Bailey: Move slowly away the 48-hour rule.

Iannarone: Yes.

Wheeler: Yes.

 

What is your vision of a city bureau that assists small minority business owners?

Bailey: Proposes a new bureau that brings together assistance offered from other development agencies.

Iannarone: Proposes a concierge service to help emerging businesses navigate small business services.

 

Will you support the work of the independently elected auditor?

Bailey: Yes.

Iannarone: Yes.

Wheeler: Yes.

 

How will you ensure that more city contracts go to minority contractors?

Wheeler: Use more community benefit agreements in city projects. Calls out the Portland Building project where only one percent of the contracts have been awarded to women and minority contractors.

 

What are you going to do about housing and homelessness?

Bailey: Open more beds for the homeless, link homeless services with mental health and transition services.

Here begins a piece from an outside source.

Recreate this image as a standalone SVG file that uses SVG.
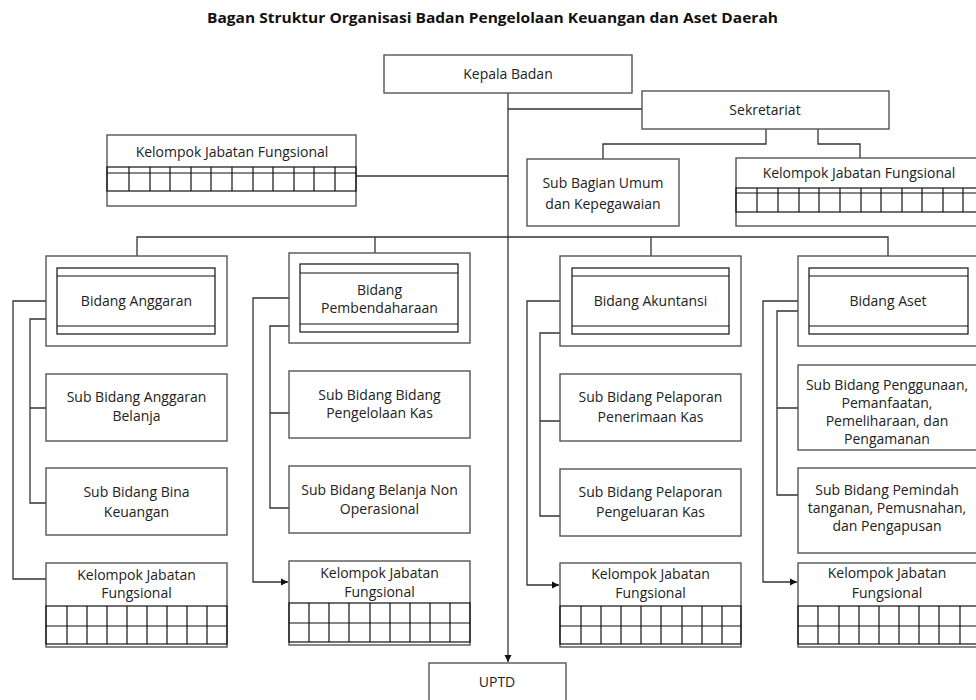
<svg xmlns="http://www.w3.org/2000/svg" width="976" height="700" viewBox="0 0 976 700">
<style>
.box{fill:#fff;stroke:#555;stroke-width:1.4}
.grid{fill:none;stroke:#111;stroke-width:1.2}
.ln{fill:none;stroke:#333;stroke-width:1.3}
.t{font-family:"Open Sans","Liberation Sans",sans-serif;font-size:14px;fill:#222;text-anchor:middle}
.title{font-family:"Open Sans","Liberation Sans",sans-serif;font-size:14.5px;font-weight:bold;fill:#111;text-anchor:middle}
</style>
<defs>
<marker id="arr" markerWidth="8" markerHeight="8" refX="7" refY="4" orient="auto" markerUnits="userSpaceOnUse">
<path d="M0,0.5 L7,4 L0,7.5 Z" fill="#111"/>
</marker>
</defs>
<rect width="976" height="700" fill="#fff"/>
<text class="title" x="492.5" y="23" textLength="571" lengthAdjust="spacingAndGlyphs">Bagan Struktur Organisasi Badan Pengelolaan Keuangan dan Aset Daerah</text>

<g id="connectors">
<path class="ln" d="M508,93 V662" marker-end="url(#arr)"/>
<path class="ln" d="M508,109 H642"/>
<path class="ln" d="M356,176 H508"/>
<path class="ln" d="M766,129 V144 H603 V159"/>
<path class="ln" d="M818,129 V144 H860 V158"/>
<path class="ln" d="M137,256 V237 H888 V256"/>
<path class="ln" d="M375,237 V253"/>
<path class="ln" d="M651,237 V256"/>
<path class="ln" d="M46,301 H13 V579 H46"/>
<path class="ln" d="M46,319 H30 V503 H46 M30,408 H46"/>
<path class="ln" d="M289,298 H253 V582 H288" marker-end="url(#arr)"/>
<path class="ln" d="M289,326 H270 V508 H289 M270,413 H289"/>
<path class="ln" d="M560,301 H527 V585 H559" marker-end="url(#arr)"/>
<path class="ln" d="M560,333 H540 V516 H560 M540,421 H560"/>
<path class="ln" d="M798,301 H763 V582 H797" marker-end="url(#arr)"/>
<path class="ln" d="M798,311 H777 V495 H798 M777,408 H798"/>
</g>

<g id="kepala-badan">
<rect class="box" x="384" y="55" width="248" height="38"/>
<text class="t" x="508" y="79">Kepala Badan</text>
</g>
<g id="sekretariat">
<rect class="box" x="642" y="91" width="247" height="38"/>
<text class="t" x="765" y="115">Sekretariat</text>
</g>
<g id="sub-bagian-umum">
<rect class="box" x="527" y="159" width="152" height="67"/>
<text class="t" x="603" y="188">Sub Bagian Umum</text>
<text class="t" x="603" y="209">dan Kepegawaian</text>
</g>
<g id="kjf-kiri-atas">
<rect class="box" x="107" y="135" width="249" height="71"/>
<rect class="grid" x="107" y="167" width="249" height="24"/>
<path class="grid" d="M107,173 H356 M129,167 V191 M150,167 V191 M170,167 V191 M191,167 V191 M211,167 V191 M232,167 V191 M253,167 V191 M273,167 V191 M294,167 V191 M314,167 V191 M335,167 V191"/>
<text class="t" x="232" y="157">Kelompok Jabatan Fungsional</text>
</g>
<g id="kjf-sekretariat">
<rect class="box" x="736" y="158" width="242" height="68"/>
<rect class="grid" x="736" y="188" width="242" height="24"/>
<path class="grid" d="M736,193 H978 M757,188 V212 M778,188 V212 M799,188 V212 M819,188 V212 M840,188 V212 M861,188 V212 M881,188 V212 M902,188 V212 M922,188 V212 M943,188 V212 M963,188 V212"/>
<text class="t" x="859" y="178">Kelompok Jabatan Fungsional</text>
</g>

<g id="bidang-anggaran">
<rect class="box" x="46" y="256" width="181" height="90"/>
<rect class="grid" x="57" y="268" width="158" height="66"/>
<path class="grid" d="M57,276 H215 M57,326 H215"/>
<text class="t" x="136.5" y="306">Bidang Anggaran</text>
</g>
<g id="sub-anggaran-belanja">
<rect class="box" x="46" y="374" width="181" height="67"/>
<text class="t" x="136.5" y="402">Sub Bidang Anggaran</text>
<text class="t" x="136.5" y="421">Belanja</text>
</g>
<g id="sub-bina-keuangan">
<rect class="box" x="46" y="468" width="181" height="67"/>
<text class="t" x="136.5" y="497">Sub Bidang Bina</text>
<text class="t" x="136.5" y="517">Keuangan</text>
</g>
<g id="kjf-anggaran">
<rect class="box" x="46" y="563" width="181" height="84"/>
<rect class="grid" x="46" y="606" width="181" height="38"/>
<path class="grid" d="M46,626 H227 M67,606 V644 M87,606 V644 M107,606 V644 M127,606 V644 M147,606 V644 M167,606 V644 M187,606 V644 M207,606 V644"/>
<text class="t" x="136.5" y="580">Kelompok Jabatan</text>
<text class="t" x="136.5" y="598">Fungsional</text>
</g>

<g id="bidang-pembendaharaan">
<rect class="box" x="289" y="253" width="181" height="90"/>
<rect class="grid" x="300" y="264" width="158" height="68"/>
<path class="grid" d="M300,273 H458 M300,324 H458"/>
<text class="t" x="379.5" y="295">Bidang</text>
<text class="t" x="379.5" y="313">Pembendaharaan</text>
</g>
<g id="sub-pengelolaan-kas">
<rect class="box" x="289" y="371" width="181" height="67"/>
<text class="t" x="379.5" y="400">Sub Bidang Bidang</text>
<text class="t" x="379.5" y="418">Pengelolaan Kas</text>
</g>
<g id="sub-belanja-non">
<rect class="box" x="289" y="466" width="181" height="67"/>
<text class="t" x="379.5" y="495">Sub Bidang Belanja Non</text>
<text class="t" x="379.5" y="514">Operasional</text>
</g>
<g id="kjf-pembendaharaan">
<rect class="box" x="289" y="561" width="181" height="84"/>
<rect class="grid" x="289" y="603" width="181" height="39"/>
<path class="grid" d="M289,623 H470 M309,603 V642 M329,603 V642 M349,603 V642 M370,603 V642 M390,603 V642 M410,603 V642 M430,603 V642 M450,603 V642"/>
<text class="t" x="379.5" y="578">Kelompok Jabatan</text>
<text class="t" x="379.5" y="597">Fungsional</text>
</g>

<g id="bidang-akuntansi">
<rect class="box" x="560" y="256" width="181" height="90"/>
<rect class="grid" x="572" y="268" width="157" height="66"/>
<path class="grid" d="M572,276 H729 M572,326 H729"/>
<text class="t" x="650.5" y="306">Bidang Akuntansi</text>
</g>
<g id="sub-penerimaan-kas">
<rect class="box" x="560" y="374" width="181" height="67"/>
<text class="t" x="650.5" y="402">Sub Bidang Pelaporan</text>
<text class="t" x="650.5" y="422">Penerimaan Kas</text>
</g>
<g id="sub-pengeluaran-kas">
<rect class="box" x="560" y="469" width="181" height="67"/>
<text class="t" x="650.5" y="497">Sub Bidang Pelaporan</text>
<text class="t" x="650.5" y="517">Pengeluaran Kas</text>
</g>
<g id="kjf-akuntansi">
<rect class="box" x="560" y="563" width="181" height="84"/>
<rect class="grid" x="560" y="606" width="181" height="38"/>
<path class="grid" d="M560,626 H741 M581,606 V644 M601,606 V644 M621,606 V644 M641,606 V644 M661,606 V644 M682,606 V644 M702,606 V644 M722,606 V644"/>
<text class="t" x="650.5" y="579">Kelompok Jabatan</text>
<text class="t" x="650.5" y="598">Fungsional</text>
</g>

<g id="bidang-aset">
<rect class="box" x="798" y="256" width="180" height="90"/>
<rect class="grid" x="809" y="268" width="159" height="66"/>
<path class="grid" d="M809,276 H968 M809,326 H968"/>
<text class="t" x="888" y="306">Bidang Aset</text>
</g>
<g id="sub-penggunaan">
<rect class="box" x="798" y="365" width="180" height="85"/>
<text class="t" x="887" y="390">Sub Bidang Penggunaan,</text>
<text class="t" x="887" y="408">Pemanfaatan,</text>
<text class="t" x="887" y="426">Pemeliharaan, dan</text>
<text class="t" x="887" y="444">Pengamanan</text>
</g>
<g id="sub-pemindah">
<rect class="box" x="798" y="468" width="180" height="85"/>
<text class="t" x="887" y="495">Sub Bidang Pemindah</text>
<text class="t" x="887" y="513">tanganan, Pemusnahan,</text>
<text class="t" x="887" y="531">dan Pengapusan</text>
</g>
<g id="kjf-aset">
<rect class="box" x="798" y="563" width="180" height="84"/>
<rect class="grid" x="798" y="606" width="180" height="38"/>
<path class="grid" d="M798,626 H978 M818,606 V644 M839,606 V644 M859,606 V644 M879,606 V644 M899,606 V644 M919,606 V644 M939,606 V644 M960,606 V644"/>
<text class="t" x="887" y="578">Kelompok Jabatan</text>
<text class="t" x="887" y="598">Fungsional</text>
</g>

<g id="uptd">
<rect class="box" x="429" y="663" width="137" height="40"/>
<text class="t" x="497" y="687">UPTD</text>
</g>
</svg>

Iannarone: City needs housing plan that reflects needs, to invest in public housing and to support and empower intentional communities like Hazelnut Grove to solve their problems.

Wheeler: Increase Tax-increment financing to go to affordable housing, streamline the design review, permitting and inspection processes and change the zoning so it is more flexible.

 

Would you support a sidewalk ordinance that would not allow people to sit or lie on the streets?

Bailey: No.

Iannarone: No.

Wheeler: No.

 

What would you do to ensure that drug users and small time peddlers don’t end up in jail?

Bailey: The city needs to improve the network of care for those in crisis. More options for those who need behavioral health help.

Iannarone: The city needs to stop criminalizing poverty. We need to strengthen the social safety nets.

Wheeler: The city needs to have a robust mental health delivery system and to look deeper into addiction and mental health issues.

 

Would you support a safe injection site?

Bailey: Yes, if it was placed in a larger network of social services.

Iannarone: Yes.

Wheeler: He would look at it, if it was backed by data, it should be pursued.

 

How would you address the disproportionate criminal justice treatment of African American people?

Bailey: Acknowledge racial bias and talk about White privilege, to have staff and bureau directors who reflect communities of color.

Iannarone: Acknowledge implicit biases, work to be an actively anti-racist city.

Wheeler: Work to correct implicit biases, hire police officers from the black community.